▸ **THE TASK**: Beginning with the first line below, please repeat the material exactly, ending with the line that includes "0, 0, 0, 58000, 0, 0, 863000, 553000, 0]".

▸ **SOURCE MATERIAL**:
□ □ □ □ □ □ □

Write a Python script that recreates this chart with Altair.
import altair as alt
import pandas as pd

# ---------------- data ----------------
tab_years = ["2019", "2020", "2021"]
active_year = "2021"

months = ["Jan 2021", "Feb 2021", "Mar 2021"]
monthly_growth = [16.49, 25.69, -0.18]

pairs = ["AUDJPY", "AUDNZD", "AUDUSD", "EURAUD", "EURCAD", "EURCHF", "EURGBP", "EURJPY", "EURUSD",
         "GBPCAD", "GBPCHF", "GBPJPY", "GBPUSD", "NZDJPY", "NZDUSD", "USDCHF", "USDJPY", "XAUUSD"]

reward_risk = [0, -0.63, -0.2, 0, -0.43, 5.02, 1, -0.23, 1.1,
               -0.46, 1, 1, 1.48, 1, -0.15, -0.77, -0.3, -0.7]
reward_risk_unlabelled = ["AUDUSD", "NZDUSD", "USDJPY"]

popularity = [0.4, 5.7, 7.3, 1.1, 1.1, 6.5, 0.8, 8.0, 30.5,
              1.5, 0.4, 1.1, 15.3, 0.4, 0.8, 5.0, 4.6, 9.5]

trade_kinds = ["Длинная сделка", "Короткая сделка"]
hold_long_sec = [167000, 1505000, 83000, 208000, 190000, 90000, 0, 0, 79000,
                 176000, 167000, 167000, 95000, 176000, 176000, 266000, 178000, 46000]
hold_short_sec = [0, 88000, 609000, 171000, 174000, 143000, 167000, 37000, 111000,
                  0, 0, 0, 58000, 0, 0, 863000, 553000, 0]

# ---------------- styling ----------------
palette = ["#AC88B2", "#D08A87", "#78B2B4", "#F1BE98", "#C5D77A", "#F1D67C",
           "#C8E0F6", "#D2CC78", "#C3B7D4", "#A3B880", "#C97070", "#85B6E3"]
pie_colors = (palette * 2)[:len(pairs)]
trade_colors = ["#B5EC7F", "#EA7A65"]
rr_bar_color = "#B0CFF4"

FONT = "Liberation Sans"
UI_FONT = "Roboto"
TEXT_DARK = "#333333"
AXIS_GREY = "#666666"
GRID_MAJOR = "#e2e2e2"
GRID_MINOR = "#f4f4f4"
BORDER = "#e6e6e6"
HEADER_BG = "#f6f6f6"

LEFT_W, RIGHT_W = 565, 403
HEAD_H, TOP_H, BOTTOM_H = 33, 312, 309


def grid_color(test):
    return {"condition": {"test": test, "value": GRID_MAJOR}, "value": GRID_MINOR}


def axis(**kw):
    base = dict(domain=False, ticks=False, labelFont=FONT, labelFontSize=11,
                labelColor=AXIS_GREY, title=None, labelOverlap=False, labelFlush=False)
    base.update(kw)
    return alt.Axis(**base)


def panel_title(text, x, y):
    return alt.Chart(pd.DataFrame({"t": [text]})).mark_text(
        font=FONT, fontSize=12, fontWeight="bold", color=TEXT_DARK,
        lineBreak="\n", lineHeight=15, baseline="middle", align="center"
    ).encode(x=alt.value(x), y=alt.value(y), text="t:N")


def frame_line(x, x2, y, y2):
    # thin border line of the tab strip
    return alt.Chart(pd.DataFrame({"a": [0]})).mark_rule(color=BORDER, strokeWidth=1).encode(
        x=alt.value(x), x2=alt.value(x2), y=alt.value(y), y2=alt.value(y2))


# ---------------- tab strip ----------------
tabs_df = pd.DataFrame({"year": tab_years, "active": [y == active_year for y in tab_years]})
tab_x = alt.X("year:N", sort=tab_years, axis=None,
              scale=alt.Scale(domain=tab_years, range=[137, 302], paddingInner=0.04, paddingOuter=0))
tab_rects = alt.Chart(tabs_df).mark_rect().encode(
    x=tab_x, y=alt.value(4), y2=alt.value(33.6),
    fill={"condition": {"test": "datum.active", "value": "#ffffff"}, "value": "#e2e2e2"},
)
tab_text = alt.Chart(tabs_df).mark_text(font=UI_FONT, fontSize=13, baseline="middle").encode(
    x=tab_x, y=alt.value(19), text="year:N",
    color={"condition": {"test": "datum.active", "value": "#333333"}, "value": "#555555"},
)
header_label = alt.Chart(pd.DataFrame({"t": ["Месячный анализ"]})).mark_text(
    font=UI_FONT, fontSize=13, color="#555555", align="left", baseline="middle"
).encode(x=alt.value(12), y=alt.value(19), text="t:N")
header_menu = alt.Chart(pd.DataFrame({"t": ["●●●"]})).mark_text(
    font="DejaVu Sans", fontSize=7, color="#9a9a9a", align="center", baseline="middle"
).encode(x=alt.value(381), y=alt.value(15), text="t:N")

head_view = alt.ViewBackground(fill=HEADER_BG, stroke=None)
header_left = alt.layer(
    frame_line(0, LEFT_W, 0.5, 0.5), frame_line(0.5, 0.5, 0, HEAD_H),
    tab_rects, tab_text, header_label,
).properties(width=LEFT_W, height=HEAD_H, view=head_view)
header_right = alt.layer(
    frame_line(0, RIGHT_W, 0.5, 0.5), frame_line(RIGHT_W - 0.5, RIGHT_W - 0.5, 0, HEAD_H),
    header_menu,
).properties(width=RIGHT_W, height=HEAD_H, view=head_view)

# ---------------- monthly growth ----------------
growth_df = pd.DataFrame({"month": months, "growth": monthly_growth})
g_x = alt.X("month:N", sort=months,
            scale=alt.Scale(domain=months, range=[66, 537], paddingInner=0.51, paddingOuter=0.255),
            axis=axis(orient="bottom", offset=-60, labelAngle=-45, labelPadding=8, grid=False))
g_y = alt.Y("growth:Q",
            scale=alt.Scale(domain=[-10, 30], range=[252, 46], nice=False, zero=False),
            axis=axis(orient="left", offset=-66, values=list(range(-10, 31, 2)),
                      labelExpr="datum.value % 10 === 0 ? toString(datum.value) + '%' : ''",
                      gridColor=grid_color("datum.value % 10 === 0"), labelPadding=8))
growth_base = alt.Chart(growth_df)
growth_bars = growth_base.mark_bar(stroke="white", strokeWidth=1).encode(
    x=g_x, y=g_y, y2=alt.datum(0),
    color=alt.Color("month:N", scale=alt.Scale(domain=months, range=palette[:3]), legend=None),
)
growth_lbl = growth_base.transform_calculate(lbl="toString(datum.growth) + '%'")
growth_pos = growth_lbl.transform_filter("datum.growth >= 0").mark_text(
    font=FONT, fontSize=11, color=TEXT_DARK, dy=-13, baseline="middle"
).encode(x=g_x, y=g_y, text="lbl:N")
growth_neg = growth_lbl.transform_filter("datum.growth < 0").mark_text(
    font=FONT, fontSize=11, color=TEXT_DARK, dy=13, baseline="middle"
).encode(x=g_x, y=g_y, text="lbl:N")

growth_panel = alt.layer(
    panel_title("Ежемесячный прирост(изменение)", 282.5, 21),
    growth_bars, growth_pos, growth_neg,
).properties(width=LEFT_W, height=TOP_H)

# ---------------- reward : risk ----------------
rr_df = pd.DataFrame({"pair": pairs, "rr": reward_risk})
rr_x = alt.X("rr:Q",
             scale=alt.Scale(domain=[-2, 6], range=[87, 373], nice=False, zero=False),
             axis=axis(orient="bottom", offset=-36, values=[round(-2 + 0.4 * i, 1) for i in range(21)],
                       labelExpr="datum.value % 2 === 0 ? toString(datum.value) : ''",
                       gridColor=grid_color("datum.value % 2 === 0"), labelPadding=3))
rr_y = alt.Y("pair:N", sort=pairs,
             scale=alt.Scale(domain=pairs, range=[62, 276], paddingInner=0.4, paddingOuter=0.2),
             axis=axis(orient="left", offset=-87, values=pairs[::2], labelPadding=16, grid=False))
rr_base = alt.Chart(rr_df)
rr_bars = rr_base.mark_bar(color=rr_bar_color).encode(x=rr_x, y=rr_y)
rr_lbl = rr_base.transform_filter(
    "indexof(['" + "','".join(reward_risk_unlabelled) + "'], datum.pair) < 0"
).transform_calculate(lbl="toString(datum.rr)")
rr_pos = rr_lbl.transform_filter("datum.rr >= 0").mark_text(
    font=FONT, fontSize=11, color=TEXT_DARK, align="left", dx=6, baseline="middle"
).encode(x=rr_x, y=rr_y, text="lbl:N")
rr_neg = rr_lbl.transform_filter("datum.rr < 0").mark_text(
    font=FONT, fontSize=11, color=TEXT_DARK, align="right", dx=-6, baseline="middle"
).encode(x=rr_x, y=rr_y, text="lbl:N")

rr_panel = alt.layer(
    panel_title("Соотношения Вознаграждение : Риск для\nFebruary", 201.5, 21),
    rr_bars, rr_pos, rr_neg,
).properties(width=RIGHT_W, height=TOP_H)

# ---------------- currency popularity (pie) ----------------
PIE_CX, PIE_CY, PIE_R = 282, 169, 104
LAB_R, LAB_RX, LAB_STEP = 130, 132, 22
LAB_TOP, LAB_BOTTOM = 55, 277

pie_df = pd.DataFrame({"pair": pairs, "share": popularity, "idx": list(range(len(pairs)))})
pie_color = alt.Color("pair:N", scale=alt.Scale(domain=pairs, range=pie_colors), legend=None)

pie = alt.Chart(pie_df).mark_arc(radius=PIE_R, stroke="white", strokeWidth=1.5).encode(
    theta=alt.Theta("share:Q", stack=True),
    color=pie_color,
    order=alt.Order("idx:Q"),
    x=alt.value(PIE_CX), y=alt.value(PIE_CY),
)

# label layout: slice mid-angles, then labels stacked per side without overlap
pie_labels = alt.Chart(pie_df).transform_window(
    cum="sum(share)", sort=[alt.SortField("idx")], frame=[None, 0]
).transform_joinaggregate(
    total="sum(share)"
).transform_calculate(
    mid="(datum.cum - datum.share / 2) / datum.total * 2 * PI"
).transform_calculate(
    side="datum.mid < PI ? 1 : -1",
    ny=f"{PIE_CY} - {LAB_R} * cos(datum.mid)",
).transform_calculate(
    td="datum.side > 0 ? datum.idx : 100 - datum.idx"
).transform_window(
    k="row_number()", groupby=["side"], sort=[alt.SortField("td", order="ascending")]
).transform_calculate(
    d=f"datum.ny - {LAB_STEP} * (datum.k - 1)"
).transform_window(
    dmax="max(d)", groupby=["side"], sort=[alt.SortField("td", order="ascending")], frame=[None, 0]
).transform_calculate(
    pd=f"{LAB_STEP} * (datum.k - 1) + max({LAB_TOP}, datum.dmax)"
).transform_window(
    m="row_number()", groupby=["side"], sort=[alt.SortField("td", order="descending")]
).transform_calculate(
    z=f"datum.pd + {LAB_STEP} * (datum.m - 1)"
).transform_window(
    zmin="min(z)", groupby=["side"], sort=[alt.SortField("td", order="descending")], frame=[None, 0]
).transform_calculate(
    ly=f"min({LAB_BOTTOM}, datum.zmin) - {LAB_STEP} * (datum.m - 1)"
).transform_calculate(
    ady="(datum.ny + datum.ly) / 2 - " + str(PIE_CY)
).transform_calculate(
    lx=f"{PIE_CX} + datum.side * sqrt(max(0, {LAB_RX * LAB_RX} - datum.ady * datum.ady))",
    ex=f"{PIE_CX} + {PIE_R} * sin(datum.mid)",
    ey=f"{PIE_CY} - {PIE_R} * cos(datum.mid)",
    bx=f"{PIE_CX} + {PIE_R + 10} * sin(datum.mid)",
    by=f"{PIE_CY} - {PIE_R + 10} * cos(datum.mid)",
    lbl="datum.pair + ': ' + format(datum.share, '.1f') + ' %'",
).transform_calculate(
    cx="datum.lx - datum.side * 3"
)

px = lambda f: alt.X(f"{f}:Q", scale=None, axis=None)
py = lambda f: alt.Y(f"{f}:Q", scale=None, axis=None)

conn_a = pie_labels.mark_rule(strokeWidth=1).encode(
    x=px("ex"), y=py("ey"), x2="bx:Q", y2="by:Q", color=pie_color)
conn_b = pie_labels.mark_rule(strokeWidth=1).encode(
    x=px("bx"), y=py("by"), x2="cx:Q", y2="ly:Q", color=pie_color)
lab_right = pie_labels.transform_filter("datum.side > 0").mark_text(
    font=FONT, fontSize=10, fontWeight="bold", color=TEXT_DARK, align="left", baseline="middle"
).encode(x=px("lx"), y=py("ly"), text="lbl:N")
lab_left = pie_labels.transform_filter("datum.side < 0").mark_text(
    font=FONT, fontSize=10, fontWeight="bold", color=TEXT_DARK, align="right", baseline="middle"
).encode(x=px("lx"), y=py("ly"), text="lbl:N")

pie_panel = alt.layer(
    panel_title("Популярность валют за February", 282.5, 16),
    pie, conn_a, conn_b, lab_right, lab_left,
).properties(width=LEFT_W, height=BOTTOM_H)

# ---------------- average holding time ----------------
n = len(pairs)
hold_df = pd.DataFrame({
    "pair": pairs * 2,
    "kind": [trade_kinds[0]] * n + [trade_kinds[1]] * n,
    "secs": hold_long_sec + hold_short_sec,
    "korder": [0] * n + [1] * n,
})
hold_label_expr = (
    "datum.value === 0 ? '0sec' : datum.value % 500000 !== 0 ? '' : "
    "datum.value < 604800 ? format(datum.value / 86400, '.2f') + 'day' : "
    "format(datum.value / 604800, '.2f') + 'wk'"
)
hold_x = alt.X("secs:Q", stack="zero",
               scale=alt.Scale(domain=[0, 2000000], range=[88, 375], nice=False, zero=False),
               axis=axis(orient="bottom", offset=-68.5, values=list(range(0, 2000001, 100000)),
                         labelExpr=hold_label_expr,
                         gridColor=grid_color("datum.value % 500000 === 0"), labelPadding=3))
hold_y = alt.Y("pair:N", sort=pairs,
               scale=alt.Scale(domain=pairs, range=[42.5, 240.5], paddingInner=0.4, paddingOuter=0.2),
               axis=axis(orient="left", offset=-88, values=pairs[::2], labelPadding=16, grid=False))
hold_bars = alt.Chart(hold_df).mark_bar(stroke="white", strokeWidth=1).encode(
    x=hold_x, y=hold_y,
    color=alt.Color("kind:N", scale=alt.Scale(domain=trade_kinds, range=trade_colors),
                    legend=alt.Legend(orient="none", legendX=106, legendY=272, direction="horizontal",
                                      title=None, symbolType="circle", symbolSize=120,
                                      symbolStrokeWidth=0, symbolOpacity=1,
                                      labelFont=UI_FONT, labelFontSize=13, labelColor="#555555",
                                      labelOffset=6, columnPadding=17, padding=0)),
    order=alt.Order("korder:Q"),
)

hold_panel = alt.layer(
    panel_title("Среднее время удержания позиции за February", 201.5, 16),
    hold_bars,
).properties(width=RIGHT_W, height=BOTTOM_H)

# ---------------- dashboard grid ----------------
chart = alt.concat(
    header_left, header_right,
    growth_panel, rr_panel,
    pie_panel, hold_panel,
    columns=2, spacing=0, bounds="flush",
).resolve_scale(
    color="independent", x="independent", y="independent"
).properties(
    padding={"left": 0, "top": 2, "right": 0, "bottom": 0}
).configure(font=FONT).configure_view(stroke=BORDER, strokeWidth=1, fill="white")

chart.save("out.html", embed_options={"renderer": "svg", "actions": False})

□ □ □ □ □ □ □

▸ **RESPONSE**:
Write a Python script that recreates this chart with Altair.
import altair as alt
import pandas as pd

# ---------------- data ----------------
tab_years = ["2019", "2020", "2021"]
active_year = "2021"

months = ["Jan 2021", "Feb 2021", "Mar 2021"]
monthly_growth = [16.49, 25.69, -0.18]

pairs = ["AUDJPY", "AUDNZD", "AUDUSD", "EURAUD", "EURCAD", "EURCHF", "EURGBP", "EURJPY", "EURUSD",
         "GBPCAD", "GBPCHF", "GBPJPY", "GBPUSD", "NZDJPY", "NZDUSD", "USDCHF", "USDJPY", "XAUUSD"]

reward_risk = [0, -0.63, -0.2, 0, -0.43, 5.02, 1, -0.23, 1.1,
               -0.46, 1, 1, 1.48, 1, -0.15, -0.77, -0.3, -0.7]
reward_risk_unlabelled = ["AUDUSD", "NZDUSD", "USDJPY"]

popularity = [0.4, 5.7, 7.3, 1.1, 1.1, 6.5, 0.8, 8.0, 30.5,
              1.5, 0.4, 1.1, 15.3, 0.4, 0.8, 5.0, 4.6, 9.5]

trade_kinds = ["Длинная сделка", "Короткая сделка"]
hold_long_sec = [167000, 1505000, 83000, 208000, 190000, 90000, 0, 0, 79000,
                 176000, 167000, 167000, 95000, 176000, 176000, 266000, 178000, 46000]
hold_short_sec = [0, 88000, 609000, 171000, 174000, 143000, 167000, 37000, 111000,
                  0, 0, 0, 58000, 0, 0, 863000, 553000, 0]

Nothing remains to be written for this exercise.